»»
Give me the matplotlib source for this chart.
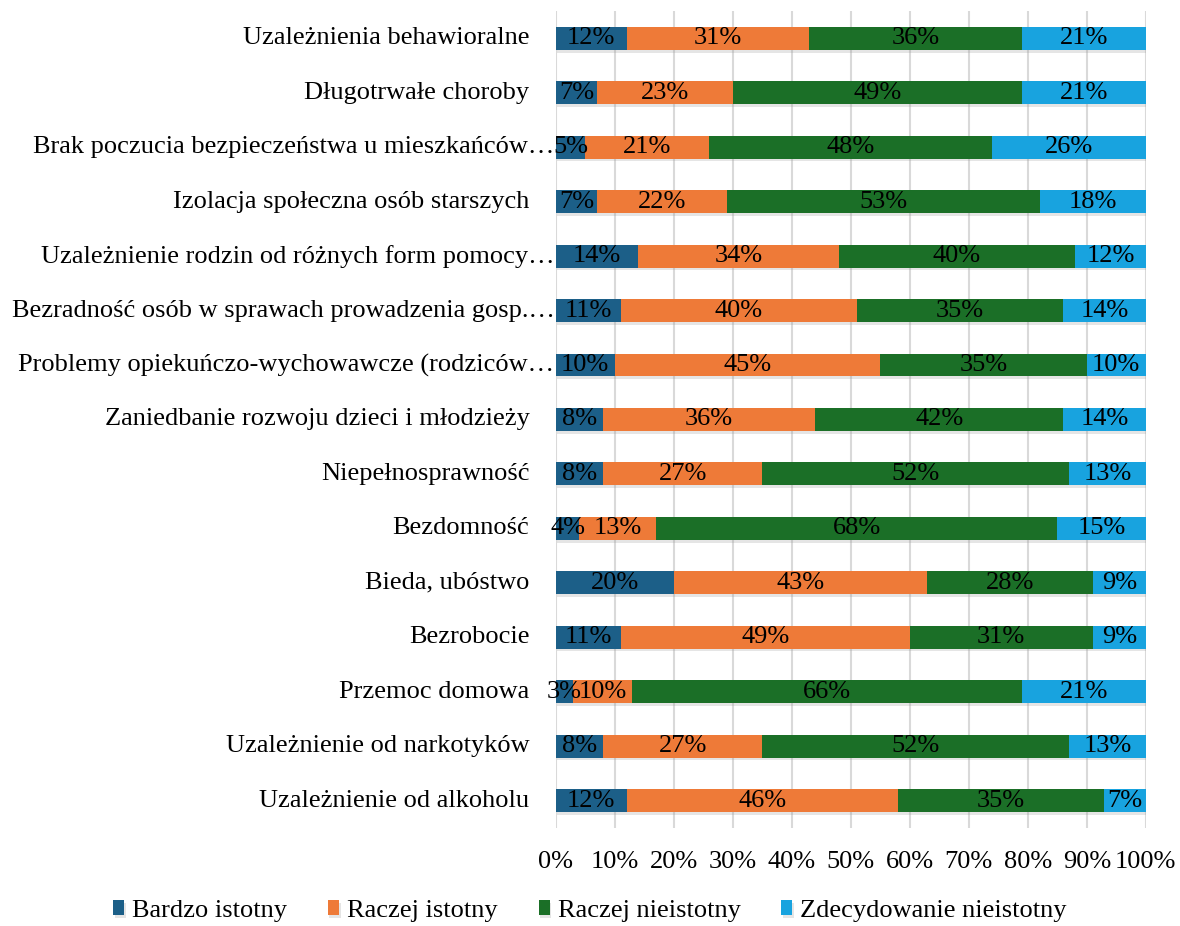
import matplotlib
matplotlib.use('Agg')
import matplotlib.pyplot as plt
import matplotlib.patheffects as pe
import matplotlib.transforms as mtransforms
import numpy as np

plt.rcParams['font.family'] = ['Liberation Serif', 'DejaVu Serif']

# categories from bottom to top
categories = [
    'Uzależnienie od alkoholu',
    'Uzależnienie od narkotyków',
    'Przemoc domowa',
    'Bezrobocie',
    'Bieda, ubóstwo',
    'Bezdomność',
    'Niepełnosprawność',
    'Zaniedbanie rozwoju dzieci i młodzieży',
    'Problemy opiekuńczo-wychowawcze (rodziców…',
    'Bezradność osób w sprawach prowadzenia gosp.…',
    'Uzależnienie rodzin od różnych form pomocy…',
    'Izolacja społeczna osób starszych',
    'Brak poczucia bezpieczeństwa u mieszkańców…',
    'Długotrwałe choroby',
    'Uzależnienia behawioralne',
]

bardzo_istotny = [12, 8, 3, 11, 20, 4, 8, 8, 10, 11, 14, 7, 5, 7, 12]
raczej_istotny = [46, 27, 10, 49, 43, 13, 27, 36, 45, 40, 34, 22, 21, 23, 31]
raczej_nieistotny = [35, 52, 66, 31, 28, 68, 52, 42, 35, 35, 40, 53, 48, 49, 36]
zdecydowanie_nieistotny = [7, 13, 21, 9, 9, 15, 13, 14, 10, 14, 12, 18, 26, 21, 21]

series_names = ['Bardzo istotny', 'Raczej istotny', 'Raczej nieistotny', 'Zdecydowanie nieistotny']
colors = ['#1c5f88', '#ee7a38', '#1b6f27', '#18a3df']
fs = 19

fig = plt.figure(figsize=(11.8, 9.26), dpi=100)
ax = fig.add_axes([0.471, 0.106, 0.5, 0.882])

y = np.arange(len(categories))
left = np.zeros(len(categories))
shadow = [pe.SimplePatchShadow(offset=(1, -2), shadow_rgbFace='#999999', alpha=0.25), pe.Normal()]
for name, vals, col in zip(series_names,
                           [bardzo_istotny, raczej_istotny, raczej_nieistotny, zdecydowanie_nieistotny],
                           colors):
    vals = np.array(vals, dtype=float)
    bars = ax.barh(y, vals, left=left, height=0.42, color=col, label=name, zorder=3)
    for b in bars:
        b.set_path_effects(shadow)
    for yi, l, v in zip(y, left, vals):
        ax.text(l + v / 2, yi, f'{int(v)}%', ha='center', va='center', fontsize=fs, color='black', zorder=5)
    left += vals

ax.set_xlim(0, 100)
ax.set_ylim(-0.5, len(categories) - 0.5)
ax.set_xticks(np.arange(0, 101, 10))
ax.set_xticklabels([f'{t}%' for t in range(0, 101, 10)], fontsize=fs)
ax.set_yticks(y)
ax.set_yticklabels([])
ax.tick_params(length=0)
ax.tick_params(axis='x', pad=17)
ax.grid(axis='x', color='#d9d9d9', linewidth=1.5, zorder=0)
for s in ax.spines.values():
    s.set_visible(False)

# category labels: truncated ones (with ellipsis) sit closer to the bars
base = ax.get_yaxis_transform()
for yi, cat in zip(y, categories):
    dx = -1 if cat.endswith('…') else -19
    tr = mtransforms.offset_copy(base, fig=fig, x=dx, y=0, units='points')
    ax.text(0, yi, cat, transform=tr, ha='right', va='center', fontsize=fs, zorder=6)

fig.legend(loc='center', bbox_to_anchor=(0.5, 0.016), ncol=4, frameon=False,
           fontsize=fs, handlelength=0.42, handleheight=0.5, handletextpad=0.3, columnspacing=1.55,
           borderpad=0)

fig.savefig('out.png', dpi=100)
««
▶ **The exercise**
Restate each line from the start of the listing through the line bearing "left += vals" word for word. Drop the pictures.

▶ **Answer below**
Give me the matplotlib source for this chart.
import matplotlib
matplotlib.use('Agg')
import matplotlib.pyplot as plt
import matplotlib.patheffects as pe
import matplotlib.transforms as mtransforms
import numpy as np

plt.rcParams['font.family'] = ['Liberation Serif', 'DejaVu Serif']

# categories from bottom to top
categories = [
    'Uzależnienie od alkoholu',
    'Uzależnienie od narkotyków',
    'Przemoc domowa',
    'Bezrobocie',
    'Bieda, ubóstwo',
    'Bezdomność',
    'Niepełnosprawność',
    'Zaniedbanie rozwoju dzieci i młodzieży',
    'Problemy opiekuńczo-wychowawcze (rodziców…',
    'Bezradność osób w sprawach prowadzenia gosp.…',
    'Uzależnienie rodzin od różnych form pomocy…',
    'Izolacja społeczna osób starszych',
    'Brak poczucia bezpieczeństwa u mieszkańców…',
    'Długotrwałe choroby',
    'Uzależnienia behawioralne',
]

bardzo_istotny = [12, 8, 3, 11, 20, 4, 8, 8, 10, 11, 14, 7, 5, 7, 12]
raczej_istotny = [46, 27, 10, 49, 43, 13, 27, 36, 45, 40, 34, 22, 21, 23, 31]
raczej_nieistotny = [35, 52, 66, 31, 28, 68, 52, 42, 35, 35, 40, 53, 48, 49, 36]
zdecydowanie_nieistotny = [7, 13, 21, 9, 9, 15, 13, 14, 10, 14, 12, 18, 26, 21, 21]

series_names = ['Bardzo istotny', 'Raczej istotny', 'Raczej nieistotny', 'Zdecydowanie nieistotny']
colors = ['#1c5f88', '#ee7a38', '#1b6f27', '#18a3df']
fs = 19

fig = plt.figure(figsize=(11.8, 9.26), dpi=100)
ax = fig.add_axes([0.471, 0.106, 0.5, 0.882])

y = np.arange(len(categories))
left = np.zeros(len(categories))
shadow = [pe.SimplePatchShadow(offset=(1, -2), shadow_rgbFace='#999999', alpha=0.25), pe.Normal()]
for name, vals, col in zip(series_names,
                           [bardzo_istotny, raczej_istotny, raczej_nieistotny, zdecydowanie_nieistotny],
                           colors):
    vals = np.array(vals, dtype=float)
    bars = ax.barh(y, vals, left=left, height=0.42, color=col, label=name, zorder=3)
    for b in bars:
        b.set_path_effects(shadow)
    for yi, l, v in zip(y, left, vals):
        ax.text(l + v / 2, yi, f'{int(v)}%', ha='center', va='center', fontsize=fs, color='black', zorder=5)
    left += vals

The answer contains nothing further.